In a famous essay asking the question “What is Political Philosophy?” Leo Strauss boldly assessed the state of the discipline in his times: “Today, political philosophy is in a state of decay and perhaps of putrefaction, if it has not vanished altogether,” he wrote. In the same passage, he repeated again his gloomy observation: “We hardly exaggerate when we say that today political philosophy does not exist anymore, except as matter for burial, i.e. for historical research, or else as a theme of weak and unconvincing protests.”
It seems at first glance that this state of affairs has been completely reversed in the last thirty years. Political philosophy appears to have been resurrected. Even in France, so reluctant to deal with the questions raised by political philosophy for most of the twentieth century, there is a strong “Renouveau de la philosophie politique.” In the French context, the standard story-line of this revival goes as follows: in the fifties, sixties and in the first half of the seventies, Marxism, structuralism and the social sciences prevailed in French thought and political philosophy was seen as the harbor of “suspicious liberals” like Raymond Aron, Raymond Polin or Eric Weil. In the middle of the seventies, critics of totalitarianism demolished the stronghold of Marxism.
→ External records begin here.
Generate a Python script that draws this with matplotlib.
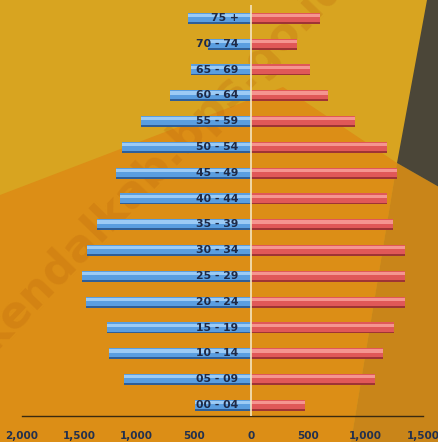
import matplotlib
matplotlib.use("Agg")
import matplotlib.pyplot as plt
from matplotlib.patches import Polygon
import numpy as np

# age groups from bottom to top
age_groups = ["00 - 04", "05 - 09", "10 - 14", "15 - 19", "20 - 24", "25 - 29",
              "30 - 34", "35 - 39", "40 - 44", "45 - 49", "50 - 54", "55 - 59",
              "60 - 64", "65 - 69", "70 - 74", "75 +"]
male = [489, 1108, 1239, 1257, 1440, 1475, 1431, 1344, 1143, 1178, 1126, 960,
        707, 524, 375, 550]
female = [471, 1082, 1152, 1248, 1344, 1344, 1344, 1239, 1187, 1274, 1187, 908,
          672, 515, 401, 602]
tick_values = [-2000, -1500, -1000, -500, 0, 500, 1000, 1500]
tick_labels = ["2,000", "1,500", "1,000", "500", "0", "500", "1,000", "1,500"]

W, H = 439, 442
fig = plt.figure(figsize=(W / 100, H / 100), dpi=100)
fig.patch.set_facecolor("#D8A420")

# background decoration (pixel coordinates, y down)
bg = fig.add_axes([0, 0, 1, 1])
bg.set_xlim(0, W)
bg.set_ylim(H, 0)
bg.axis("off")
bg.add_patch(Polygon([(0, 195), (283, 87), (397, 163), (351, 442), (0, 442)],
                     closed=True, color="#DC8E16", lw=0))
bg.add_patch(Polygon([(397, 163), (439, 187), (439, 442), (351, 442)],
                     closed=True, color="#C98519", lw=0))
bg.add_patch(Polygon([(427, 0), (439, 0), (439, 187), (397, 163)],
                     closed=True, color="#4B4638", lw=0))
bg.text(-6, 352, "kendalkab.bps.go.id", rotation=46, rotation_mode="anchor",
        ha="left", va="baseline", fontsize=32, fontweight="bold",
        color="#B8620A", alpha=0.25)

ax = fig.add_axes([22 / W, 26 / H, 401 / W, 411 / H])
ax.set_facecolor("none")
y = np.arange(len(age_groups))
m = -np.array(male)
f = np.array(female)

# bars with a simple 3D look: dark base, main body, light highlight
ax.barh(y - 0.02, m, height=0.42, color="#2F5E96", zorder=2)
ax.barh(y + 0.02, m, height=0.35, color="#5A9EE0", zorder=3)
ax.barh(y + 0.09, m, height=0.12, color="#9CCBF5", zorder=4)

ax.barh(y - 0.02, f, height=0.42, color="#9E3434", zorder=2)
ax.barh(y + 0.02, f, height=0.35, color="#E05858", zorder=3)
ax.barh(y + 0.09, f, height=0.12, color="#F59590", zorder=4)

for yi, lab in zip(y, age_groups):
    ax.text(-110, yi, lab, ha="right", va="center", fontsize=7.8,
            fontweight="bold", color="#1E2A48", zorder=6)

ax.axvline(0, color="#F5E6C0", lw=1.2, zorder=5)

ax.set_xlim(-2000, 1500)
ax.set_ylim(-0.43, 15.5)
ax.set_xticks(tick_values)
ax.set_xticklabels(tick_labels, fontsize=7.5, fontweight="bold", color="#22304E")
ax.set_yticks([])
ax.tick_params(axis="x", length=0, pad=11)
for s in ["top", "right", "left"]:
    ax.spines[s].set_visible(False)
ax.spines["bottom"].set_color("#3A2A10")
ax.spines["bottom"].set_linewidth(1)

fig.savefig("out.png", dpi=100)
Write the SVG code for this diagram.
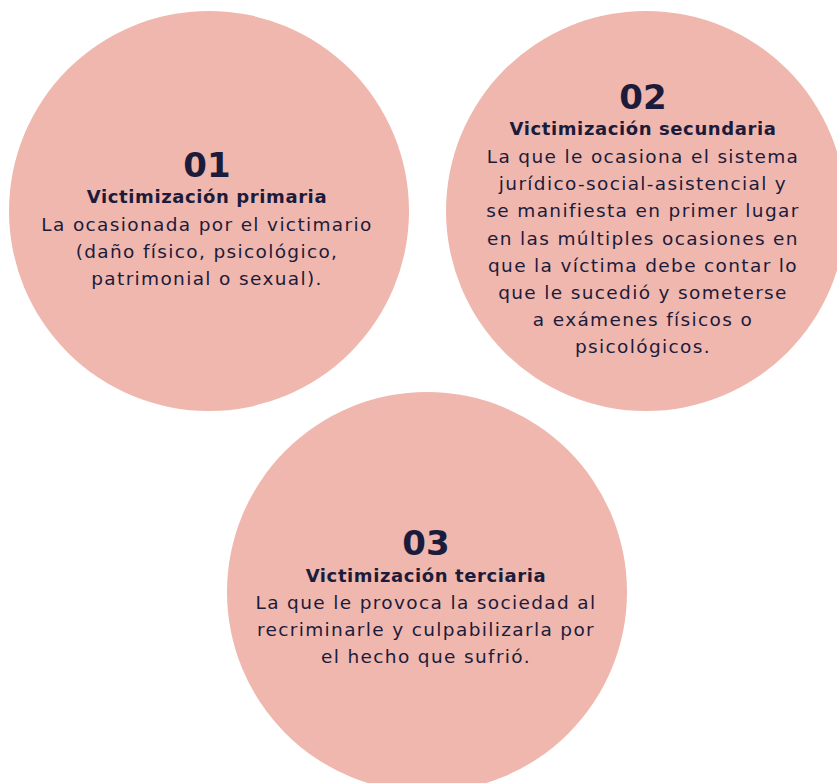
<svg xmlns="http://www.w3.org/2000/svg" width="837" height="783" viewBox="0 0 837 783">
<style>
.c{fill:#EFB7AE}
.num{font-family:"DejaVu Sans",sans-serif;font-weight:bold;font-size:34px;fill:#1C1B3B;text-anchor:middle}
.hd{font-family:"DejaVu Sans",sans-serif;font-weight:bold;font-size:18px;letter-spacing:0.6px;fill:#1C1B3B;text-anchor:middle}
.bd{font-family:"DejaVu Sans",sans-serif;font-size:18.5px;letter-spacing:1.35px;fill:#1C1B3B;text-anchor:middle}
</style>
<rect width="837" height="783" fill="#FFFFFF"/>
<g id="node-01">
<circle class="c" cx="209" cy="211" r="200"/>
<text class="num" x="207" y="177">01</text>
<text class="hd" x="207" y="203">Victimización primaria</text>
<text class="bd" x="207" y="231">La ocasionada por el victimario</text>
<text class="bd" x="207" y="258">(daño físico, psicológico,</text>
<text class="bd" x="207" y="285">patrimonial o sexual).</text>
</g>
<g id="node-02">
<circle class="c" cx="646" cy="211" r="200"/>
<text class="num" x="643" y="109">02</text>
<text class="hd" x="643" y="135">Victimización secundaria</text>
<text class="bd" x="643" y="163">La que le ocasiona el sistema</text>
<text class="bd" x="643" y="190">jurídico-social-asistencial y</text>
<text class="bd" x="643" y="217">se manifiesta en primer lugar</text>
<text class="bd" x="643" y="245">en las múltiples ocasiones en</text>
<text class="bd" x="643" y="272">que la víctima debe contar lo</text>
<text class="bd" x="643" y="299">que le sucedió y someterse</text>
<text class="bd" x="643" y="326">a exámenes físicos o</text>
<text class="bd" x="643" y="353">psicológicos.</text>
</g>
<g id="node-03">
<circle class="c" cx="427" cy="592" r="200"/>
<text class="num" x="426" y="555">03</text>
<text class="hd" x="426" y="582">Victimización terciaria</text>
<text class="bd" x="426" y="609">La que le provoca la sociedad al</text>
<text class="bd" x="426" y="636">recriminarle y culpabilizarla por</text>
<text class="bd" x="426" y="663">el hecho que sufrió.</text>
</g>
<g id="connectors"></g>
</svg>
The void created by the decay of Marxism and more generally by the end of ideologies was filled in the eighties by the import of American political thought and of the new ethics of discourse from Germany. This double movement was accelerated by the final failure of communism in the nineties. During that decade, French political philosophy became acquainted with the American debate between liberals and communitarians, between moderns and post-moderns, etc.